> _Goal_: Retype the whole listing verbatim and keep the pictures out of it.

> _Stored data_:
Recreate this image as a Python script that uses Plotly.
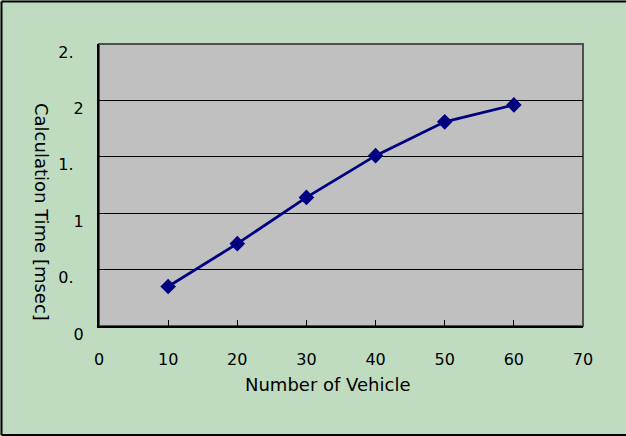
import plotly.graph_objects as go

# Calculation time versus number of vehicles
vehicles = [10, 20, 30, 40, 50, 60]
calc_time_ms = [0.35, 0.73, 1.14, 1.51, 1.81, 1.96]

x_ticks = [0, 10, 20, 30, 40, 50, 60, 70]
y_ticks = [0, 0.5, 1, 1.5, 2, 2.5]
y_tick_text = ["0", "0.\u2007", "1", "1.\u2007", "2", "2.\u2007"]

W, H = 626, 436
L, R, T, B = 99, 43, 44, 110
pw, ph = W - L - R, H - T - B


def px_x(p):
    return (p - L) / pw


def px_y(p):
    return (H - B - p) / ph


tick_font = dict(family="DejaVu Sans", size=16, color="#000000")
title_font = dict(family="DejaVu Sans", size=18, color="#000000")

fig = go.Figure()
fig.add_trace(go.Scatter(
    x=vehicles, y=calc_time_ms, mode="lines+markers",
    line=dict(color="#000080", width=2.8),
    marker=dict(symbol="diamond", size=12, color="#000080"),
    showlegend=False, cliponaxis=False,
))

fig.update_layout(
    width=W, height=H,
    margin=dict(l=L, r=R, t=T, b=B, pad=0),
    paper_bgcolor="#C0DCC0",
    plot_bgcolor="#C0C0C0",
    font=tick_font,
    xaxis=dict(
        range=[0, 70], tickvals=x_ticks, showgrid=False, zeroline=False,
        showline=True, linecolor="#000000", linewidth=2,
        ticks="inside", ticklen=6, tickcolor="#000000", tickwidth=1,
        ticklabelstandoff=18, tickfont=tick_font,
    ),
    yaxis=dict(
        range=[0, 2.5], tickvals=y_ticks, ticktext=y_tick_text,
        showgrid=True, gridcolor="#000000", gridwidth=1, zeroline=False,
        showline=True, linecolor="#000000", linewidth=2,
        ticks="", ticklabelstandoff=10, ticklabelshift=8, tickfont=tick_font,
    ),
    shapes=[
        # plot area frame (top/right edges in dark gray)
        dict(type="rect", xref="paper", yref="paper", x0=0, x1=1, y0=0, y1=1,
             line=dict(color="#505050", width=2), layer="below"),
        # outer chart border
        dict(type="line", xref="paper", yref="paper",
             x0=px_x(1.5), x1=px_x(1.5), y0=px_y(435), y1=px_y(1.5),
             line=dict(color="#000000", width=2)),
        dict(type="line", xref="paper", yref="paper",
             x0=px_x(1.5), x1=px_x(626), y0=px_y(1.5), y1=px_y(1.5),
             line=dict(color="#000000", width=2)),
        dict(type="line", xref="paper", yref="paper",
             x0=px_x(1.5), x1=px_x(626), y0=px_y(435), y1=px_y(435),
             line=dict(color="#000000", width=2)),
    ],
    annotations=[
        dict(text="Calculation Time [msec]", textangle=90, showarrow=False,
             xref="paper", yref="paper", x=px_x(42), y=px_y(212),
             xanchor="center", yanchor="middle", font=title_font),
        dict(text="Number of Vehicle", showarrow=False,
             xref="paper", yref="paper", x=px_x(327), y=px_y(384),
             xanchor="center", yanchor="middle", font=title_font),
    ],
)

fig.write_html("out.html")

> _Answer to this exercise_:
Recreate this image as a Python script that uses Plotly.
import plotly.graph_objects as go

# Calculation time versus number of vehicles
vehicles = [10, 20, 30, 40, 50, 60]
calc_time_ms = [0.35, 0.73, 1.14, 1.51, 1.81, 1.96]

x_ticks = [0, 10, 20, 30, 40, 50, 60, 70]
y_ticks = [0, 0.5, 1, 1.5, 2, 2.5]
y_tick_text = ["0", "0.\u2007", "1", "1.\u2007", "2", "2.\u2007"]

W, H = 626, 436
L, R, T, B = 99, 43, 44, 110
pw, ph = W - L - R, H - T - B


def px_x(p):
    return (p - L) / pw


def px_y(p):
    return (H - B - p) / ph


tick_font = dict(family="DejaVu Sans", size=16, color="#000000")
title_font = dict(family="DejaVu Sans", size=18, color="#000000")

fig = go.Figure()
fig.add_trace(go.Scatter(
    x=vehicles, y=calc_time_ms, mode="lines+markers",
    line=dict(color="#000080", width=2.8),
    marker=dict(symbol="diamond", size=12, color="#000080"),
    showlegend=False, cliponaxis=False,
))

fig.update_layout(
    width=W, height=H,
    margin=dict(l=L, r=R, t=T, b=B, pad=0),
    paper_bgcolor="#C0DCC0",
    plot_bgcolor="#C0C0C0",
    font=tick_font,
    xaxis=dict(
        range=[0, 70], tickvals=x_ticks, showgrid=False, zeroline=False,
        showline=True, linecolor="#000000", linewidth=2,
        ticks="inside", ticklen=6, tickcolor="#000000", tickwidth=1,
        ticklabelstandoff=18, tickfont=tick_font,
    ),
    yaxis=dict(
        range=[0, 2.5], tickvals=y_ticks, ticktext=y_tick_text,
        showgrid=True, gridcolor="#000000", gridwidth=1, zeroline=False,
        showline=True, linecolor="#000000", linewidth=2,
        ticks="", ticklabelstandoff=10, ticklabelshift=8, tickfont=tick_font,
    ),
    shapes=[
        # plot area frame (top/right edges in dark gray)
        dict(type="rect", xref="paper", yref="paper", x0=0, x1=1, y0=0, y1=1,
             line=dict(color="#505050", width=2), layer="below"),
        # outer chart border
        dict(type="line", xref="paper", yref="paper",
             x0=px_x(1.5), x1=px_x(1.5), y0=px_y(435), y1=px_y(1.5),
             line=dict(color="#000000", width=2)),
        dict(type="line", xref="paper", yref="paper",
             x0=px_x(1.5), x1=px_x(626), y0=px_y(1.5), y1=px_y(1.5),
             line=dict(color="#000000", width=2)),
        dict(type="line", xref="paper", yref="paper",
             x0=px_x(1.5), x1=px_x(626), y0=px_y(435), y1=px_y(435),
             line=dict(color="#000000", width=2)),
    ],
    annotations=[
        dict(text="Calculation Time [msec]", textangle=90, showarrow=False,
             xref="paper", yref="paper", x=px_x(42), y=px_y(212),
             xanchor="center", yanchor="middle", font=title_font),
        dict(text="Number of Vehicle", showarrow=False,
             xref="paper", yref="paper", x=px_x(327), y=px_y(384),
             xanchor="center", yanchor="middle", font=title_font),
    ],
)

fig.write_html("out.html")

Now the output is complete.